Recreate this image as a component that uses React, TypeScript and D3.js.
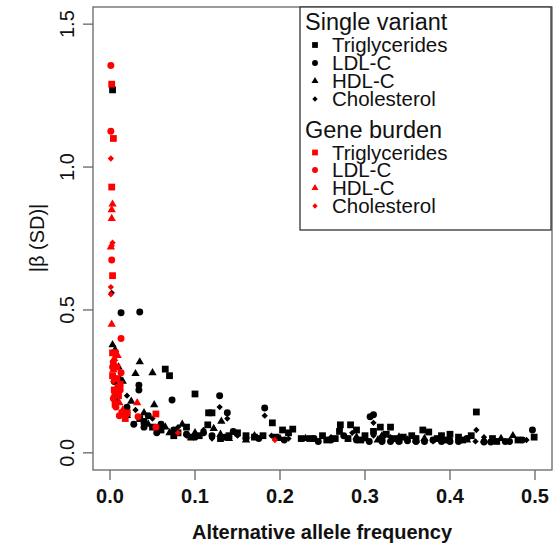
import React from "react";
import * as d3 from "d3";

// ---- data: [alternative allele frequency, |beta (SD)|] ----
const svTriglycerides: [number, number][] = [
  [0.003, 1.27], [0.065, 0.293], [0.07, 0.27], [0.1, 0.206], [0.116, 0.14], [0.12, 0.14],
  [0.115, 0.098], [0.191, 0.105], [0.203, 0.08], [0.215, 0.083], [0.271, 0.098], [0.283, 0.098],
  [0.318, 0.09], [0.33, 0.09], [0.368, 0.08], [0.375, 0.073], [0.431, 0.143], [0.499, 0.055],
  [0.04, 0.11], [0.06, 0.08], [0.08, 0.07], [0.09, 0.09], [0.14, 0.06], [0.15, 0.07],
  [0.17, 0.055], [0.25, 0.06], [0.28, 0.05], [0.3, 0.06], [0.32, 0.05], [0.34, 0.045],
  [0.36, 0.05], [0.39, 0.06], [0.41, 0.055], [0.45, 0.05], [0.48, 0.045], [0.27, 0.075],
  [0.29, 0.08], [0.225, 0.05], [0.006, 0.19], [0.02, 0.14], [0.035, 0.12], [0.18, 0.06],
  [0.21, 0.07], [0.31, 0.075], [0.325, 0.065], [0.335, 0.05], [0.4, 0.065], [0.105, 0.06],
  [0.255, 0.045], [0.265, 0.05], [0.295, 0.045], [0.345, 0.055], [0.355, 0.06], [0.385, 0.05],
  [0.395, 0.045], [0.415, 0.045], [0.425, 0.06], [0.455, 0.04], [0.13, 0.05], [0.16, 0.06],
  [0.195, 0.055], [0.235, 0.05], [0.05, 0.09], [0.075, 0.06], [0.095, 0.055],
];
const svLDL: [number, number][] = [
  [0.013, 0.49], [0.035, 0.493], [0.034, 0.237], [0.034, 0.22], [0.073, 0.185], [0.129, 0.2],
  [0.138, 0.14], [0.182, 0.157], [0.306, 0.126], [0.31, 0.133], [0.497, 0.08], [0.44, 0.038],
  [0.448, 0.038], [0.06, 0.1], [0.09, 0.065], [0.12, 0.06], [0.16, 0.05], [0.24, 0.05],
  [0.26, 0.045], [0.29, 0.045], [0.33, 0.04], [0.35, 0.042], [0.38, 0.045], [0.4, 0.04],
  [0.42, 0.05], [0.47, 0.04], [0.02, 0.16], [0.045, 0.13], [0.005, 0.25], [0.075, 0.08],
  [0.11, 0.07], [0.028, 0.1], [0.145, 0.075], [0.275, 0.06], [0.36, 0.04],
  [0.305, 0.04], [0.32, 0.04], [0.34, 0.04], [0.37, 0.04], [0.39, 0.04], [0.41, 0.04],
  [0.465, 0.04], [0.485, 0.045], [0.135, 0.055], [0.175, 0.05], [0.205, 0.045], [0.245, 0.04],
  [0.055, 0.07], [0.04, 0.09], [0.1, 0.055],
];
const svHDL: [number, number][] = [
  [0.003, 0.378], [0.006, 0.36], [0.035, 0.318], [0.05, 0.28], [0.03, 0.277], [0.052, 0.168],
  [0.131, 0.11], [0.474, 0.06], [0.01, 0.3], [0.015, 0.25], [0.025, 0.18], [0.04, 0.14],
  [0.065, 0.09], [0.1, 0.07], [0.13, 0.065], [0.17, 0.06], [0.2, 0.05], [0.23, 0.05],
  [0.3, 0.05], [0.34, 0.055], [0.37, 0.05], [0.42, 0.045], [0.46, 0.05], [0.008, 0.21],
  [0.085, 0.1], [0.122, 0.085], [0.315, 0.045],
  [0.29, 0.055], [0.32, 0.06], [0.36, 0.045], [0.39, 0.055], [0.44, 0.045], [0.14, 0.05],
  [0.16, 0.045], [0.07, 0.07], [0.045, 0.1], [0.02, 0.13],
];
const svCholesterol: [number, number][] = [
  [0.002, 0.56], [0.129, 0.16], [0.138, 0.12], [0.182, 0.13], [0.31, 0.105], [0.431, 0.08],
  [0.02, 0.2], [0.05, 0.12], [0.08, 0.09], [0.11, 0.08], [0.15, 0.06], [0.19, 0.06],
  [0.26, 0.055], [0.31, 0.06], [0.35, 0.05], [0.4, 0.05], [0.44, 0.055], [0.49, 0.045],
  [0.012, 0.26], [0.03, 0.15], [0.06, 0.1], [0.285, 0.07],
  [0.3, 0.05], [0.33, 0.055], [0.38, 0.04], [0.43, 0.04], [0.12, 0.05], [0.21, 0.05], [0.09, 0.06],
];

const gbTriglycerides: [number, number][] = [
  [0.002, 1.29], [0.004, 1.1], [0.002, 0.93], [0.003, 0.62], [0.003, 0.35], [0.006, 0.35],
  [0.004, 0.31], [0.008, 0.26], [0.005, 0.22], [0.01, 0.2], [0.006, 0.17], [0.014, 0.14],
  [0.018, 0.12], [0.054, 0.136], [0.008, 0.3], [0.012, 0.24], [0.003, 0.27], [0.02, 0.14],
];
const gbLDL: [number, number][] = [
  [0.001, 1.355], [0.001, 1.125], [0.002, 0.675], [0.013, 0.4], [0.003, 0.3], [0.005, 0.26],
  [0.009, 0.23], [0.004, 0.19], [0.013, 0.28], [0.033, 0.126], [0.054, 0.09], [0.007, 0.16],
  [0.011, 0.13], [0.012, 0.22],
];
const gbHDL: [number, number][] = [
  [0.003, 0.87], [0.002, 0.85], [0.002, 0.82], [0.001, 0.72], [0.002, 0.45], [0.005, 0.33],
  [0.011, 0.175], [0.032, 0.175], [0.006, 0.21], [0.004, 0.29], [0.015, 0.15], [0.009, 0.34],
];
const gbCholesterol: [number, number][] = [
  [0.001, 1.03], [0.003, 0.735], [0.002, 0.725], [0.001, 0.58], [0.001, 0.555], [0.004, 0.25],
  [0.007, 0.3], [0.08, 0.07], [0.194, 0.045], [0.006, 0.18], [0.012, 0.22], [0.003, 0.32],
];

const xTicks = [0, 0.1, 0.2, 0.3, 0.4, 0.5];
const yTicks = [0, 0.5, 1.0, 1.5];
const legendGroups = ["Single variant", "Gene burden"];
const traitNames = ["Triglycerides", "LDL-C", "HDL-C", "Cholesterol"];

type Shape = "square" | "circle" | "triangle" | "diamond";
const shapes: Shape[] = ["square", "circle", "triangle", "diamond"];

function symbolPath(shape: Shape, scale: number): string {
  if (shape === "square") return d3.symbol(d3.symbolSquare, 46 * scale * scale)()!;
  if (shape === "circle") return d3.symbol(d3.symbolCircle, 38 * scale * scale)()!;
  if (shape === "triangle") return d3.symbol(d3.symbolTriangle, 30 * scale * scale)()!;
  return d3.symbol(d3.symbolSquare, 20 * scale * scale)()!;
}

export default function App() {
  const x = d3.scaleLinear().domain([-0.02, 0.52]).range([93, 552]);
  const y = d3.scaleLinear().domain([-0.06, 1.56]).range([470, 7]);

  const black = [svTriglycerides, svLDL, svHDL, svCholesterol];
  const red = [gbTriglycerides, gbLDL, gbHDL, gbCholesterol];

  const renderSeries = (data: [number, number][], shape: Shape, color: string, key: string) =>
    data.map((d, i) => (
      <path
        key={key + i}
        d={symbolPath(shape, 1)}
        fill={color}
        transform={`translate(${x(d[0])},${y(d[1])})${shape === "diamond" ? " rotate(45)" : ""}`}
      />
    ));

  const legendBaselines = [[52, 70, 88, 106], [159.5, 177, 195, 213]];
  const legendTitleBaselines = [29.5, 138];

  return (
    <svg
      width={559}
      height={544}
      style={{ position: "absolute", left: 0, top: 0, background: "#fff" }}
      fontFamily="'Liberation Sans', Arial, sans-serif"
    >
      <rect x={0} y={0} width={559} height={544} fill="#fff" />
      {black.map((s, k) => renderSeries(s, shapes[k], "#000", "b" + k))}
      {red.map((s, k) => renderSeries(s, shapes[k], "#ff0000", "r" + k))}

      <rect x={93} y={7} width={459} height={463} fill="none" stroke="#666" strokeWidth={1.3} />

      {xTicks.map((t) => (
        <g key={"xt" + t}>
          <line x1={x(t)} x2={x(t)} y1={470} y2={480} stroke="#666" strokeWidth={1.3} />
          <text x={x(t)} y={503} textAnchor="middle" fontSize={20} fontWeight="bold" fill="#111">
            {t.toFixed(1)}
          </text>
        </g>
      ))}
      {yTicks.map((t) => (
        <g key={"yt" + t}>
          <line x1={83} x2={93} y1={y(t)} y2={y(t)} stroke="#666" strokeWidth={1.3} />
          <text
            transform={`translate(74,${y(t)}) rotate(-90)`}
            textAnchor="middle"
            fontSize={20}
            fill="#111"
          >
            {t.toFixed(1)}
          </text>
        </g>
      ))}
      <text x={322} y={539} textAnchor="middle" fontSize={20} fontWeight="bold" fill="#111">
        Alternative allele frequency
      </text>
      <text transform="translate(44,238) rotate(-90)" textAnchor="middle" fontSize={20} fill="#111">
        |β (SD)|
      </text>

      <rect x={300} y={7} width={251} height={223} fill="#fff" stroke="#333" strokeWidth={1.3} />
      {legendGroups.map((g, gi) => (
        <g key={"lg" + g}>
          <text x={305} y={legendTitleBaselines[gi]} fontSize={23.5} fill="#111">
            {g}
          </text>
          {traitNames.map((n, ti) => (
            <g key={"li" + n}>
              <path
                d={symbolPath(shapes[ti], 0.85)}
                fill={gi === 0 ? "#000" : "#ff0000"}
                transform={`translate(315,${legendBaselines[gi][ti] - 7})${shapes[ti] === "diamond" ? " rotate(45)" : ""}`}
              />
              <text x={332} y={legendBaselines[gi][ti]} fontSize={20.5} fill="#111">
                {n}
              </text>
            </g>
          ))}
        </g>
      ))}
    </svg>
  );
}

···

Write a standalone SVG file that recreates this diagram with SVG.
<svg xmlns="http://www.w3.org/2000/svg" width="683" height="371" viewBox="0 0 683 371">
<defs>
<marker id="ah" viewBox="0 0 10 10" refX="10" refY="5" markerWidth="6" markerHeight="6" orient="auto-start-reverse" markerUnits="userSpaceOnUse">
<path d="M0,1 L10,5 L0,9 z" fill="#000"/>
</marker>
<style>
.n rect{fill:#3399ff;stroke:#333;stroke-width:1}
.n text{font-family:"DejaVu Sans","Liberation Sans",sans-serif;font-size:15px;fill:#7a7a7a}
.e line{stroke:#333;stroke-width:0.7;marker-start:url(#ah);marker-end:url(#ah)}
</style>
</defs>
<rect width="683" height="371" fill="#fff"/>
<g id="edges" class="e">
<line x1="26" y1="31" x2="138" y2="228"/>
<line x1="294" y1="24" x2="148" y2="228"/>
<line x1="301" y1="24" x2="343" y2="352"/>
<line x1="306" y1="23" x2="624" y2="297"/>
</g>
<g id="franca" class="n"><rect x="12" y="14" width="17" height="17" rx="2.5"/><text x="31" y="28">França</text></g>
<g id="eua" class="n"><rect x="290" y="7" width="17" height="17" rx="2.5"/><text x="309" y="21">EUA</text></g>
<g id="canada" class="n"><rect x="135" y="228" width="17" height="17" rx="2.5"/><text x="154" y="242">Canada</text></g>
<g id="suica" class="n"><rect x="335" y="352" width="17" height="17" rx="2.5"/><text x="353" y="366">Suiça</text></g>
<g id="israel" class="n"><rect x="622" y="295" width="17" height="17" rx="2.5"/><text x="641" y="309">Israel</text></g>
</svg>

···

TASK DESCRIPTION
In the listing above, find the line containing "Recreate this image" and the line containing "import * as". Reproduce those lines and all between them exactly, with no pictures and nothing more.

COMPLETED EXERCISE
Recreate this image as a component that uses React, TypeScript and D3.js.
import React from "react";
import * as d3 from "d3";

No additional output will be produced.